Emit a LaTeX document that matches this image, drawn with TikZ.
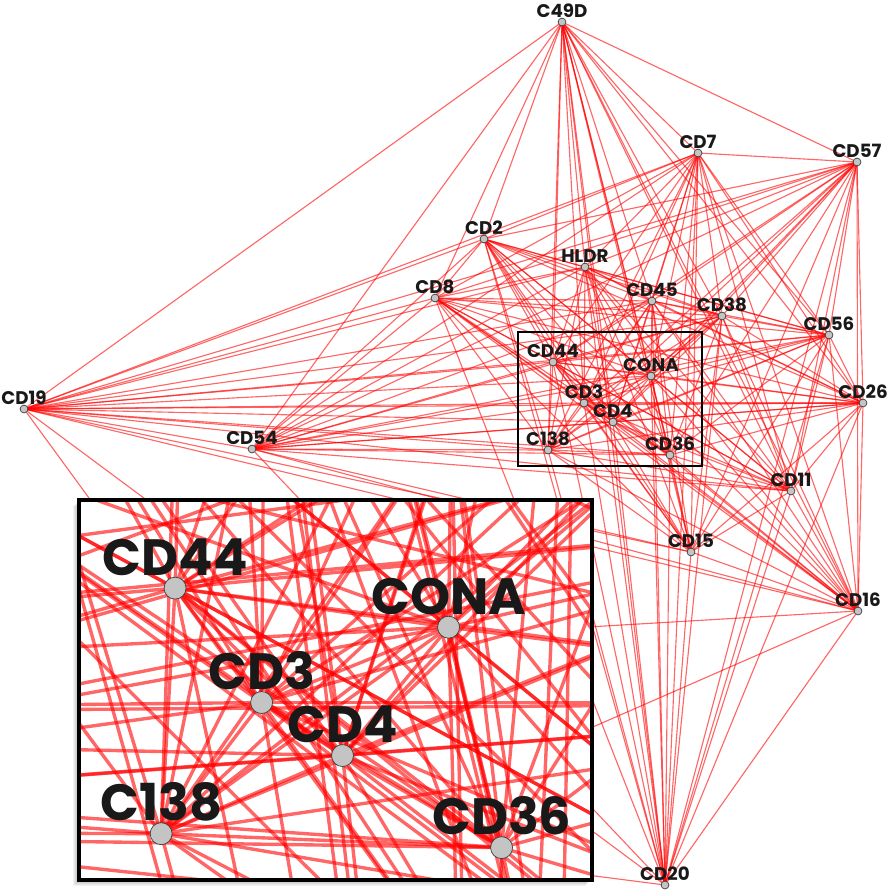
\documentclass[tikz,border=0pt]{standalone}
\usepackage{fontspec}
\setmainfont{Poppins}

\definecolor{dotgray}{RGB}{196,196,196}
\definecolor{rimgray}{RGB}{55,65,65}
\tikzset{
	link/.style={red, opacity=0.6},
	vertex/.style={circle, draw=rimgray, fill=dotgray, line width=0.5pt, minimum size=5.6pt, inner sep=0pt, label distance=1.5pt},
	tag/.style={font=\bfseries\fontsize{13}{13}\selectfont, inner sep=0pt, text=black!90}
}

\def\cdlist{C49D,CD7,CD57,CD2,HLDR,CD8,CD45,CD38,CD56,CD44,CONA,CD19,CD26,CD3,CD4,CD54,C138,CD36,CD11,CD15,CD16,CD20}
\def\zoomlist{CD44,CONA,CD3,CD4,C138,CD36}

% places of the markers
\newcommand{\cdplace}{%
	\coordinate (C49D) at (562,22);
	\coordinate (CD7) at (698,153);
	\coordinate (CD57) at (857,162);
	\coordinate (CD2) at (484,239);
	\coordinate (HLDR) at (585,267);
	\coordinate (CD8) at (435,298);
	\coordinate (CD45) at (652,301);
	\coordinate (CD38) at (722,316);
	\coordinate (CD56) at (829,335);
	\coordinate (CD44) at (553,362);
	\coordinate (CONA) at (651,376);
	\coordinate (CD19) at (24,409);
	\coordinate (CD26) at (863,403);
	\coordinate (CD3) at (584,403);
	\coordinate (CD4) at (613,422);
	\coordinate (CD54) at (252,449);
	\coordinate (C138) at (548,450);
	\coordinate (CD36) at (670,455);
	\coordinate (CD11) at (791,491);
	\coordinate (CD15) at (691,552);
	\coordinate (CD16) at (858,611);
	\coordinate (CD20) at (665,885);
	\coordinate (H1) at (330,842);
	\coordinate (H2) at (200,650);
}

% every pair linked, #1 = width of the links
\newcommand{\cdlinks}[1]{%
	\foreach \a [count=\i] in \cdlist {
		\foreach \b [count=\j] in \cdlist {
			\ifnum\j>\i \draw[link, line width=#1] (\a) -- (\b); \fi
		}
	}
	\foreach \a/\b in {H2/CD19,H2/CD16,H1/CD16,H1/CD20}
		\draw[link, line width=#1] (\a) -- (\b);
}

% markers with their names
\newcommand{\cdspots}[1]{%
	\foreach \a in #1
		\node[vertex, label={[tag]above:\a}] (n\a) at (\a) {};
}

\begin{document}
\begin{tikzpicture}[x=0.025cm, y=-0.025cm]
	\useasboundingbox (0,0) rectangle (890,895);

	\cdplace
	\cdlinks{0.8pt}
	\cdspots{\cdlist}

	\draw[line width=2pt] (518,332) rectangle (702,466);

	% zoomed part
	\foreach \k in {1,...,6}
		\fill[black, opacity=0.05] (79-\k,500+\k) rectangle (592-\k,880+\k);
	\fill[white] (79,500) rectangle (592,880);
	\begin{scope}
		\clip (79,500) rectangle (592,880);
		\begin{scope}[shift={(-1368,-422)}, scale=2.79, transform shape]
			\cdplace
			\cdlinks{2.4pt}
			\cdspots{\zoomlist}
		\end{scope}
	\end{scope}
	\draw[line width=2.2pt] (79,500) rectangle (592,880);

\end{tikzpicture}
\end{document}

INSTRUCTIONS FOR THE TASK
Pictures are excluded; copy all other data exactly as shown.

COMPLETED EXERCISE
Emit a LaTeX document that matches this image, drawn with TikZ.
\documentclass[tikz,border=0pt]{standalone}
\usepackage{fontspec}
\setmainfont{Poppins}

\definecolor{dotgray}{RGB}{196,196,196}
\definecolor{rimgray}{RGB}{55,65,65}
\tikzset{
	link/.style={red, opacity=0.6},
	vertex/.style={circle, draw=rimgray, fill=dotgray, line width=0.5pt, minimum size=5.6pt, inner sep=0pt, label distance=1.5pt},
	tag/.style={font=\bfseries\fontsize{13}{13}\selectfont, inner sep=0pt, text=black!90}
}

\def\cdlist{C49D,CD7,CD57,CD2,HLDR,CD8,CD45,CD38,CD56,CD44,CONA,CD19,CD26,CD3,CD4,CD54,C138,CD36,CD11,CD15,CD16,CD20}
\def\zoomlist{CD44,CONA,CD3,CD4,C138,CD36}

% places of the markers
\newcommand{\cdplace}{%
	\coordinate (C49D) at (562,22);
	\coordinate (CD7) at (698,153);
	\coordinate (CD57) at (857,162);
	\coordinate (CD2) at (484,239);
	\coordinate (HLDR) at (585,267);
	\coordinate (CD8) at (435,298);
	\coordinate (CD45) at (652,301);
	\coordinate (CD38) at (722,316);
	\coordinate (CD56) at (829,335);
	\coordinate (CD44) at (553,362);
	\coordinate (CONA) at (651,376);
	\coordinate (CD19) at (24,409);
	\coordinate (CD26) at (863,403);
	\coordinate (CD3) at (584,403);
	\coordinate (CD4) at (613,422);
	\coordinate (CD54) at (252,449);
	\coordinate (C138) at (548,450);
	\coordinate (CD36) at (670,455);
	\coordinate (CD11) at (791,491);
	\coordinate (CD15) at (691,552);
	\coordinate (CD16) at (858,611);
	\coordinate (CD20) at (665,885);
	\coordinate (H1) at (330,842);
	\coordinate (H2) at (200,650);
}

% every pair linked, #1 = width of the links
\newcommand{\cdlinks}[1]{%
	\foreach \a [count=\i] in \cdlist {
		\foreach \b [count=\j] in \cdlist {
			\ifnum\j>\i \draw[link, line width=#1] (\a) -- (\b); \fi
		}
	}
	\foreach \a/\b in {H2/CD19,H2/CD16,H1/CD16,H1/CD20}
		\draw[link, line width=#1] (\a) -- (\b);
}

% markers with their names
\newcommand{\cdspots}[1]{%
	\foreach \a in #1
		\node[vertex, label={[tag]above:\a}] (n\a) at (\a) {};
}

\begin{document}
\begin{tikzpicture}[x=0.025cm, y=-0.025cm]
	\useasboundingbox (0,0) rectangle (890,895);

	\cdplace
	\cdlinks{0.8pt}
	\cdspots{\cdlist}

	\draw[line width=2pt] (518,332) rectangle (702,466);

	% zoomed part
	\foreach \k in {1,...,6}
		\fill[black, opacity=0.05] (79-\k,500+\k) rectangle (592-\k,880+\k);
	\fill[white] (79,500) rectangle (592,880);
	\begin{scope}
		\clip (79,500) rectangle (592,880);
		\begin{scope}[shift={(-1368,-422)}, scale=2.79, transform shape]
			\cdplace
			\cdlinks{2.4pt}
			\cdspots{\zoomlist}
		\end{scope}
	\end{scope}
	\draw[line width=2.2pt] (79,500) rectangle (592,880);

\end{tikzpicture}
\end{document}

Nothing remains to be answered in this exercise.